# [Task statement]
Compile every line that includes the word "with".

···

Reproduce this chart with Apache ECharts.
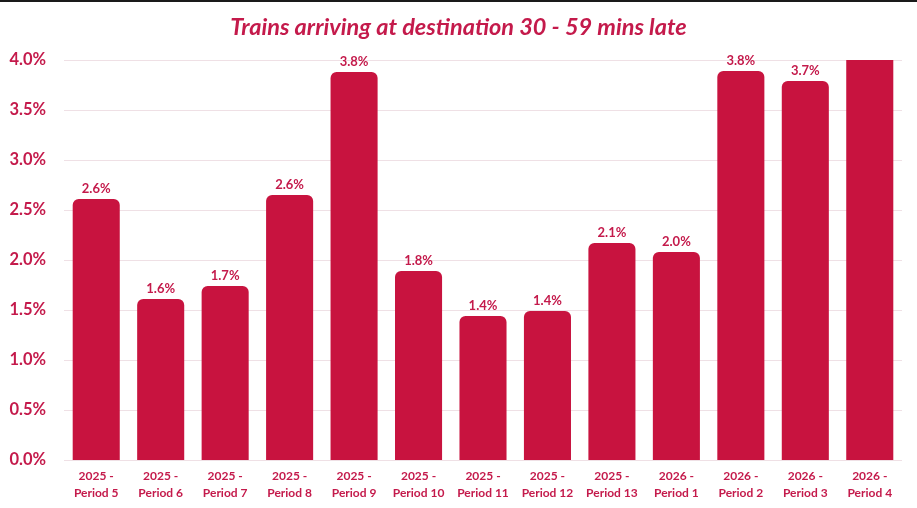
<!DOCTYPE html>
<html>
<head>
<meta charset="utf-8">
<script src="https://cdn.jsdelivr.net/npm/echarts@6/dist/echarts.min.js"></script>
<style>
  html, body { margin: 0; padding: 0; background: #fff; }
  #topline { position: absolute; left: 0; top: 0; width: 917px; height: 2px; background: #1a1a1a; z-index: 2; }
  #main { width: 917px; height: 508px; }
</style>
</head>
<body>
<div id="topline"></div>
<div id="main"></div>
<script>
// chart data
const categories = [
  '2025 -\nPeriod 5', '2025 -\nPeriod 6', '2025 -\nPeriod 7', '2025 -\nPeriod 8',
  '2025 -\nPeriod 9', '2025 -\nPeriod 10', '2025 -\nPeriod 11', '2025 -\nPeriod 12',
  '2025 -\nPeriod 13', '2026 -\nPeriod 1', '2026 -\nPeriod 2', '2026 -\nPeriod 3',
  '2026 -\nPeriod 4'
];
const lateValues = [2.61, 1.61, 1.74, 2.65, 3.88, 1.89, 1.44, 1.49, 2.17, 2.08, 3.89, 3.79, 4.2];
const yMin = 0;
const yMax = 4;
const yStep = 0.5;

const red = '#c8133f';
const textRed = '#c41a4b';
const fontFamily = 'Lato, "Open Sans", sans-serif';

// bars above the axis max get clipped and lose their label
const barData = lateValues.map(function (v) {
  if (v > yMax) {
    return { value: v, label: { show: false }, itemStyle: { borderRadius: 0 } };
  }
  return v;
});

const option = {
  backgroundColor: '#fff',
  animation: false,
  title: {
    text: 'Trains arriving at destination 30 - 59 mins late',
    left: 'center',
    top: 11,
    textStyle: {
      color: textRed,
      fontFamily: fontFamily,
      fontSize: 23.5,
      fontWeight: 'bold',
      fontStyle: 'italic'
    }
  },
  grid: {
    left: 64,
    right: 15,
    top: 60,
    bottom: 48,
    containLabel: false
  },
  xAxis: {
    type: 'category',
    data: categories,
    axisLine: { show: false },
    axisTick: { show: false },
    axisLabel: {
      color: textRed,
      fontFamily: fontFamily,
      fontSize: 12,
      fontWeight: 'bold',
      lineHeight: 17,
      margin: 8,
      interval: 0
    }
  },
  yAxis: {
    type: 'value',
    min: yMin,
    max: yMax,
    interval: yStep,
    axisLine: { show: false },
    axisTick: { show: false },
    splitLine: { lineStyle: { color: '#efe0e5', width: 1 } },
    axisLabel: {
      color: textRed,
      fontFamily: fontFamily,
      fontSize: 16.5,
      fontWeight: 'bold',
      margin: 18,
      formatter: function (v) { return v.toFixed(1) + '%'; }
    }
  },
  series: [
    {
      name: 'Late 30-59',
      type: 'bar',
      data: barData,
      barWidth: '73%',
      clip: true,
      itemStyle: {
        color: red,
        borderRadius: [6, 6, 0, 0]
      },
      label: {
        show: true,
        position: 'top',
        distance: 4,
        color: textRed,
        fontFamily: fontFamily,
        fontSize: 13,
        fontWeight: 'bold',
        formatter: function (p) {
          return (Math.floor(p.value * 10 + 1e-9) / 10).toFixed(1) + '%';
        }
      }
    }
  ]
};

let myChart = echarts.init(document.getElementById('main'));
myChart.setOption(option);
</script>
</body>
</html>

···

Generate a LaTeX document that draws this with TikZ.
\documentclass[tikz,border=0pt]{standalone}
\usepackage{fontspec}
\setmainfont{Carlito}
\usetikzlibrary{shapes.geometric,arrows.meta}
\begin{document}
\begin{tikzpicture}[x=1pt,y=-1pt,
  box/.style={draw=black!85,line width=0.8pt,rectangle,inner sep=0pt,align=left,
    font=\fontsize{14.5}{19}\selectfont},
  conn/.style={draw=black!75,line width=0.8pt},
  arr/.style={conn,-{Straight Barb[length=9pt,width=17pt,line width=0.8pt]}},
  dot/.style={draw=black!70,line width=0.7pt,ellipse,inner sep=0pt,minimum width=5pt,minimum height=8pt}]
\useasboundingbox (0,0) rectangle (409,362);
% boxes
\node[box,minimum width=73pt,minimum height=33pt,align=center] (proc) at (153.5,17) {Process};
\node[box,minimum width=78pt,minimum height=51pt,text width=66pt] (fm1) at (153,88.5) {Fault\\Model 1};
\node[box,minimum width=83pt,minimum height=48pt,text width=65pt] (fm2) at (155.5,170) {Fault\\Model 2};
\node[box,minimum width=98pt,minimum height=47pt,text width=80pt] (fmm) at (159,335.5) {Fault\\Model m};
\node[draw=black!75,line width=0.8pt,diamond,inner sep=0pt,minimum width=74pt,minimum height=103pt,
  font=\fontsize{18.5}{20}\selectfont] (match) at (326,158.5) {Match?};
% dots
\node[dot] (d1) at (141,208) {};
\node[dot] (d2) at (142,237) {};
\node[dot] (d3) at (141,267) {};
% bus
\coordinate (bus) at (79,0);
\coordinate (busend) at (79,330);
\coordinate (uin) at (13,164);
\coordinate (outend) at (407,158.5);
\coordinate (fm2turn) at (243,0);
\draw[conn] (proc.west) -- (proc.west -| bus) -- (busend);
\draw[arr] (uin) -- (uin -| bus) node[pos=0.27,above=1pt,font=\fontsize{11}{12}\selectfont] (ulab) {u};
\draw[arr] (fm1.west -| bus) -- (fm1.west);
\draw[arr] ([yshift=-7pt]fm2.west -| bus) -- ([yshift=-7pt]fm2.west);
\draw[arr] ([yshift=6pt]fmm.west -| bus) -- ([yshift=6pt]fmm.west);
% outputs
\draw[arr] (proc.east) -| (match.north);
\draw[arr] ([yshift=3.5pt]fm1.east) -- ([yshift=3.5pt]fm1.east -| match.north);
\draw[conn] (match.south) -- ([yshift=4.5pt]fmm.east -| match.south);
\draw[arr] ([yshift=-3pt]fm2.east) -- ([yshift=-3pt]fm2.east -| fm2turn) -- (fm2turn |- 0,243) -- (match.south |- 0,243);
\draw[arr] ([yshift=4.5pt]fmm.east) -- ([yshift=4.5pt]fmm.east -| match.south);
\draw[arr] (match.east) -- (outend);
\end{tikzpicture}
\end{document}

···

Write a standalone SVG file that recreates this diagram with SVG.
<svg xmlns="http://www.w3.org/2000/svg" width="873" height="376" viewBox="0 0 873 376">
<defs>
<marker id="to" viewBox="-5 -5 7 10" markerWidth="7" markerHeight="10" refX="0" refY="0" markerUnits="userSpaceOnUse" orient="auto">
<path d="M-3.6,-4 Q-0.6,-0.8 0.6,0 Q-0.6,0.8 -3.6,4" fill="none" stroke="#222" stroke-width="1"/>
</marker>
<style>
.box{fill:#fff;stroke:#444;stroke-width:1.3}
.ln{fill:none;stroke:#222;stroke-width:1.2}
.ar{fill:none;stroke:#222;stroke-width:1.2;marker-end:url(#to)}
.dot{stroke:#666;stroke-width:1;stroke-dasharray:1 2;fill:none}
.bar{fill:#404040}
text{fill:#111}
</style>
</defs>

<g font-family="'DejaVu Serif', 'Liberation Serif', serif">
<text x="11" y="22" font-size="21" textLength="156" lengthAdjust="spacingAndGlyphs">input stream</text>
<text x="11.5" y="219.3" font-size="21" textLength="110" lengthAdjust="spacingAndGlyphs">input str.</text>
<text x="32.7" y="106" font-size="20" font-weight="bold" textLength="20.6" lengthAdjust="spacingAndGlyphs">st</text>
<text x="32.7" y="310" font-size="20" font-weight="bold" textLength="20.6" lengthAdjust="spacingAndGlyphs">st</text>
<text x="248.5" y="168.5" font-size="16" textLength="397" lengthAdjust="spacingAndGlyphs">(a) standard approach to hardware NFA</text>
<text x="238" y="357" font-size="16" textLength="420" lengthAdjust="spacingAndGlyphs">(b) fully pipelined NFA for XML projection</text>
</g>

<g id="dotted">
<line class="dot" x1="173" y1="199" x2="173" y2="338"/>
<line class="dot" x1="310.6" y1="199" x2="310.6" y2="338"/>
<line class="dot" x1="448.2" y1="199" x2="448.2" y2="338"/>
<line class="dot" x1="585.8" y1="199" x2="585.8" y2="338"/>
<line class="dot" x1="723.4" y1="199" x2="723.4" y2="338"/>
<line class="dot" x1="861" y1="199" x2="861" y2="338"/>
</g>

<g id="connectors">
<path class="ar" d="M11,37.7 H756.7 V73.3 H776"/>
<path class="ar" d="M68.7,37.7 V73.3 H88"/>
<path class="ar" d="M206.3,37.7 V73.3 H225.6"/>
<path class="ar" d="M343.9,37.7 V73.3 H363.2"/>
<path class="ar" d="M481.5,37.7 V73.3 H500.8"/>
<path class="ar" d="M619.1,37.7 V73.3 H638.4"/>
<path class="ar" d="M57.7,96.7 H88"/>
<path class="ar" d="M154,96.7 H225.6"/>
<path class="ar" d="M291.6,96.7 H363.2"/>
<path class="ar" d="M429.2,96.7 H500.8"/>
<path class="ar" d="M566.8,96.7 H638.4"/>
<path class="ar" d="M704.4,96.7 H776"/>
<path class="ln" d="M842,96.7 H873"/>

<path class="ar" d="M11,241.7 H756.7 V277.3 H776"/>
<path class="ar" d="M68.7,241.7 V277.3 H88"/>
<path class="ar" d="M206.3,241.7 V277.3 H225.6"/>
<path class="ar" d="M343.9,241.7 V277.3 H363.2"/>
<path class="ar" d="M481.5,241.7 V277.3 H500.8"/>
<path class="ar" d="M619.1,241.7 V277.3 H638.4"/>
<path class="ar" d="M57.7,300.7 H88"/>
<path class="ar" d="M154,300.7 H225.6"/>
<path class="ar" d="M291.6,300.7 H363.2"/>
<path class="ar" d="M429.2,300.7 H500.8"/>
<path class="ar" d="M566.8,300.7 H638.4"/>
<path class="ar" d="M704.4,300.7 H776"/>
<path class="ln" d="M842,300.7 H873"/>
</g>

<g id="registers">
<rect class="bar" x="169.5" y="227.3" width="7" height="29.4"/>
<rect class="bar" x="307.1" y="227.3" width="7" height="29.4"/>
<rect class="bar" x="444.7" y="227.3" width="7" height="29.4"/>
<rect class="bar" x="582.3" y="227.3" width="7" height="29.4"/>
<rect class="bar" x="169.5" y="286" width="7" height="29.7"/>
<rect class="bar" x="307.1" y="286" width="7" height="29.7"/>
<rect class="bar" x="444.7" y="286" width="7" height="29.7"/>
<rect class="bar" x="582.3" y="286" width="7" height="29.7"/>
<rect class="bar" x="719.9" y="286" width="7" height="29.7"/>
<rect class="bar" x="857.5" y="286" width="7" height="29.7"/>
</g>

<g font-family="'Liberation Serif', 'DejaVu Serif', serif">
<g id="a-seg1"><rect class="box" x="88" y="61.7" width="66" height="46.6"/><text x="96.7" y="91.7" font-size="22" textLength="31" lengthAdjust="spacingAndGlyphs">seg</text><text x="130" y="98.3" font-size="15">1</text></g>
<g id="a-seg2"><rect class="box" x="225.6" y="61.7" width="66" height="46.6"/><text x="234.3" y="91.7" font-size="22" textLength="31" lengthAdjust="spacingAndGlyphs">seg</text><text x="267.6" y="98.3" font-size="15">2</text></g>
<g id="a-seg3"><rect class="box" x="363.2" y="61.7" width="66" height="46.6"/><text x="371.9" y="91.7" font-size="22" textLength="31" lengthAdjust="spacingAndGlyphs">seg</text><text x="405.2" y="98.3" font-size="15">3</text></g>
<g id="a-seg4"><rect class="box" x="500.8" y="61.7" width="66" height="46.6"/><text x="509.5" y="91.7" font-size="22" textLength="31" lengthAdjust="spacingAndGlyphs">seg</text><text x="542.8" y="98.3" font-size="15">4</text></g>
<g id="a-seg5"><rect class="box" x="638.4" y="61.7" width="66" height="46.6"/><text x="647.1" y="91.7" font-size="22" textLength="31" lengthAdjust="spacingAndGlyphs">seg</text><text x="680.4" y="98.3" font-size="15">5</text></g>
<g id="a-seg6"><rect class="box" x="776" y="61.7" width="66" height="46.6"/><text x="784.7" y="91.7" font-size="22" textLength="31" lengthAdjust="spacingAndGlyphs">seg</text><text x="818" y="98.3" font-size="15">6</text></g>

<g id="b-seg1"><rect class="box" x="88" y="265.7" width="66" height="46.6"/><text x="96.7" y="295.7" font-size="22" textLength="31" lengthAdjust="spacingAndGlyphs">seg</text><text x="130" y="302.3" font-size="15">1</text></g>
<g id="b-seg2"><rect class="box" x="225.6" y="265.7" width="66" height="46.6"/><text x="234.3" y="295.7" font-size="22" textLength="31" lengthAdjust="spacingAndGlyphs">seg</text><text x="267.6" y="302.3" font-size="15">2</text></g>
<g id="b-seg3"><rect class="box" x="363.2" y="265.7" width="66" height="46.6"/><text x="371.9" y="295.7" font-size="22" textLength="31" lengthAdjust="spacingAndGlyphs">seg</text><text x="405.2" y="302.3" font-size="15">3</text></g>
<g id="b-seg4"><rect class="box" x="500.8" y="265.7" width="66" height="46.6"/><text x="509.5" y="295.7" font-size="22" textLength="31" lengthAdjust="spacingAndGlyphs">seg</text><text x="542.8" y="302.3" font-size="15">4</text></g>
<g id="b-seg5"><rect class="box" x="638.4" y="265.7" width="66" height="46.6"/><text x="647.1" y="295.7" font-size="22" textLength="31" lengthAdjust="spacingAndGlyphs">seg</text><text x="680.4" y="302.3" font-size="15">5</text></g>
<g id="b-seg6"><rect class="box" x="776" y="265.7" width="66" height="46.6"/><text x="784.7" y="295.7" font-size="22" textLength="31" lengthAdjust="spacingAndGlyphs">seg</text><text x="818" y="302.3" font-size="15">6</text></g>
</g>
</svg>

···

# [Result]
Reproduce this chart with Apache ECharts.
Generate a LaTeX document that draws this with TikZ.
Write a standalone SVG file that recreates this diagram with SVG.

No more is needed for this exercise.